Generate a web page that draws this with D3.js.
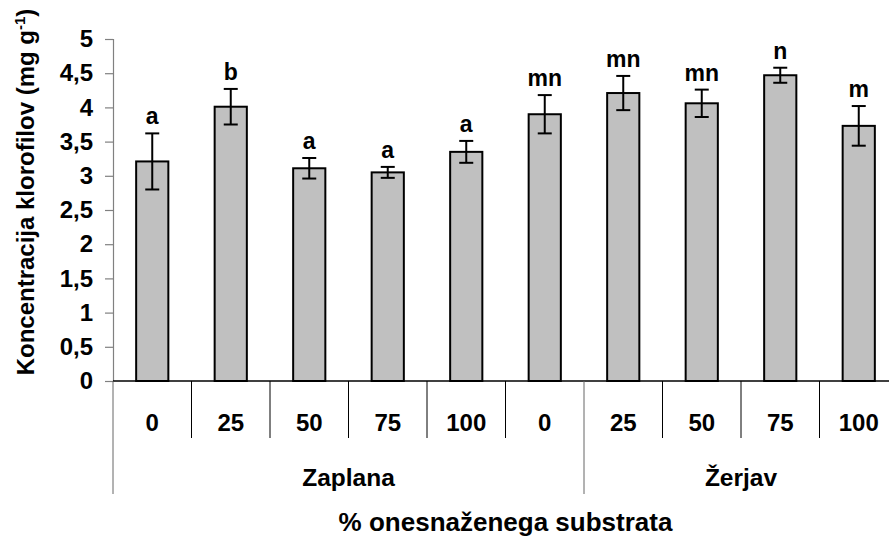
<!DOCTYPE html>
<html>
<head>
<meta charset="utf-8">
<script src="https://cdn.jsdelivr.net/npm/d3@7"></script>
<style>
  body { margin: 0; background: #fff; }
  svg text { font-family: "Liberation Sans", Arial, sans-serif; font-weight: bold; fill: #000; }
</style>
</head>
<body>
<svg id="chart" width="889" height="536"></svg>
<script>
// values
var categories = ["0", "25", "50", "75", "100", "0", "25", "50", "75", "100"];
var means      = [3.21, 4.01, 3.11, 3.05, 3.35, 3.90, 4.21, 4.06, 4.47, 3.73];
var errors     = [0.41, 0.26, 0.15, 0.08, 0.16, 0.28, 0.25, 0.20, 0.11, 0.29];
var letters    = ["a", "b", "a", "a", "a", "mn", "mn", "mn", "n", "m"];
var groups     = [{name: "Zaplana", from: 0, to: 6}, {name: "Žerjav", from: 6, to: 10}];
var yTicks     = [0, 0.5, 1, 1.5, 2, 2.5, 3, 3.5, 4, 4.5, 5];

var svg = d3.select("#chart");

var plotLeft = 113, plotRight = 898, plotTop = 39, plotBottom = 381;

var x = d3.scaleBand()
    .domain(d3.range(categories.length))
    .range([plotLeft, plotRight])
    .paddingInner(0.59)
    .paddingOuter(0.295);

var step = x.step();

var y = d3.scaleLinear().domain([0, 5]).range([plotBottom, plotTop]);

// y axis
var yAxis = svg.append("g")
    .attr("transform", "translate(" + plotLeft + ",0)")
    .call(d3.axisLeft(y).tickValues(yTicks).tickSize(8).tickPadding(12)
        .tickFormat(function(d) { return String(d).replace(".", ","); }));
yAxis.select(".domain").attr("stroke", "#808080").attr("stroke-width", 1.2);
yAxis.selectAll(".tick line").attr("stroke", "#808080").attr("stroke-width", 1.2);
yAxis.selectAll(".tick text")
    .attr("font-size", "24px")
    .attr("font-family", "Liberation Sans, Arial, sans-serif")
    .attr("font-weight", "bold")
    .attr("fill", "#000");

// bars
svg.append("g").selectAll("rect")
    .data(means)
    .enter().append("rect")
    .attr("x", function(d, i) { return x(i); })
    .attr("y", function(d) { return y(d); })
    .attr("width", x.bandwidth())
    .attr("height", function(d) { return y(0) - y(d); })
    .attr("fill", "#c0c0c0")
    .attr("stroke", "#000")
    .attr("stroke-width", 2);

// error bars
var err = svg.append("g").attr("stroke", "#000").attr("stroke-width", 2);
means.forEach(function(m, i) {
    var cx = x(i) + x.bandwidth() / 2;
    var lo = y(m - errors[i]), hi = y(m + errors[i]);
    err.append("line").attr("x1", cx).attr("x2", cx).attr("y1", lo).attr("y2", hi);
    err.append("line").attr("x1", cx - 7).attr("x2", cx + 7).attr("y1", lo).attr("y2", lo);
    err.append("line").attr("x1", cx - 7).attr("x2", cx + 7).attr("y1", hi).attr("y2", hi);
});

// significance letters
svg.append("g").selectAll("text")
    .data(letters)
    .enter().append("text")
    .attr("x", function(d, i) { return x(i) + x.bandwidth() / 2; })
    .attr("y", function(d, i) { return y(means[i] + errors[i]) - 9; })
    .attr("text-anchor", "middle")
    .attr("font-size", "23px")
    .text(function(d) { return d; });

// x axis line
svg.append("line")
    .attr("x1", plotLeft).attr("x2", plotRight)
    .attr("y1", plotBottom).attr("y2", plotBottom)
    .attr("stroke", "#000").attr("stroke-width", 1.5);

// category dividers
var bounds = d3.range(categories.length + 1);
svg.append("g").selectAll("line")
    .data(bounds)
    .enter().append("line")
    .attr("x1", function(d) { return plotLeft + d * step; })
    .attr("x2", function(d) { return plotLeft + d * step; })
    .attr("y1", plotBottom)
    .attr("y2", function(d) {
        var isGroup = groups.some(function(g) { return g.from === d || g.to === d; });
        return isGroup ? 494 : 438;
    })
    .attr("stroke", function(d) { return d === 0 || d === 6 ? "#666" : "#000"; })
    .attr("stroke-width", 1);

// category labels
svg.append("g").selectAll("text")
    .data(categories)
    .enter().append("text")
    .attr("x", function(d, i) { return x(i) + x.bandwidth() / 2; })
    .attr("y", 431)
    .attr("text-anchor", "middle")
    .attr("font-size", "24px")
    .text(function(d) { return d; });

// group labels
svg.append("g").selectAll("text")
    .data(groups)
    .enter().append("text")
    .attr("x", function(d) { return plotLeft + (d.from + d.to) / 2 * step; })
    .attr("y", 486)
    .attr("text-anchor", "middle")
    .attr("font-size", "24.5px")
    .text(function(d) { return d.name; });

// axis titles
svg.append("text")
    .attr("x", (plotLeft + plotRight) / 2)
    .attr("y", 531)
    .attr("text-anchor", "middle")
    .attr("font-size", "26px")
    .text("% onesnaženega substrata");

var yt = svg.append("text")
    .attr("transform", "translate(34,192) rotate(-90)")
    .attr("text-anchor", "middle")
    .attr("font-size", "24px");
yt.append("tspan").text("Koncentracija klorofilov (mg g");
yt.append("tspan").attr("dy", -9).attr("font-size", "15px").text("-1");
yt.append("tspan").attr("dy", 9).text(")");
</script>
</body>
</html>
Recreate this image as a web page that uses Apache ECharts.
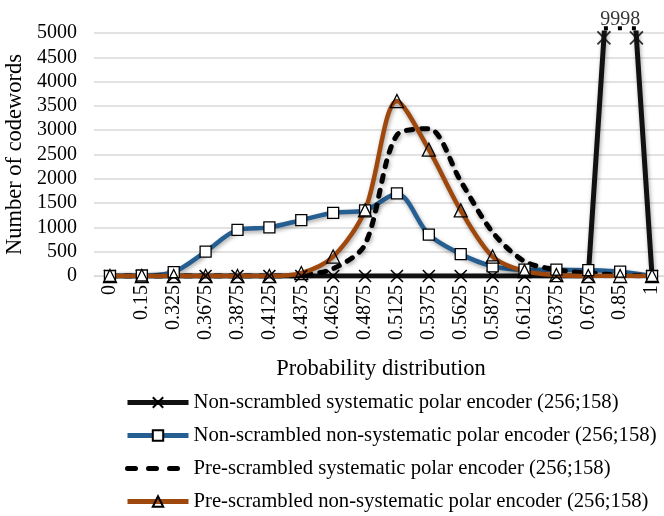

┄┄┄┄┄┄┄┄┄┄

Exercise task → Copy out each line in the preceding records that contains "page".

Task response →
Generate a web page that draws this with D3.js.
Recreate this image as a web page that uses Apache ECharts.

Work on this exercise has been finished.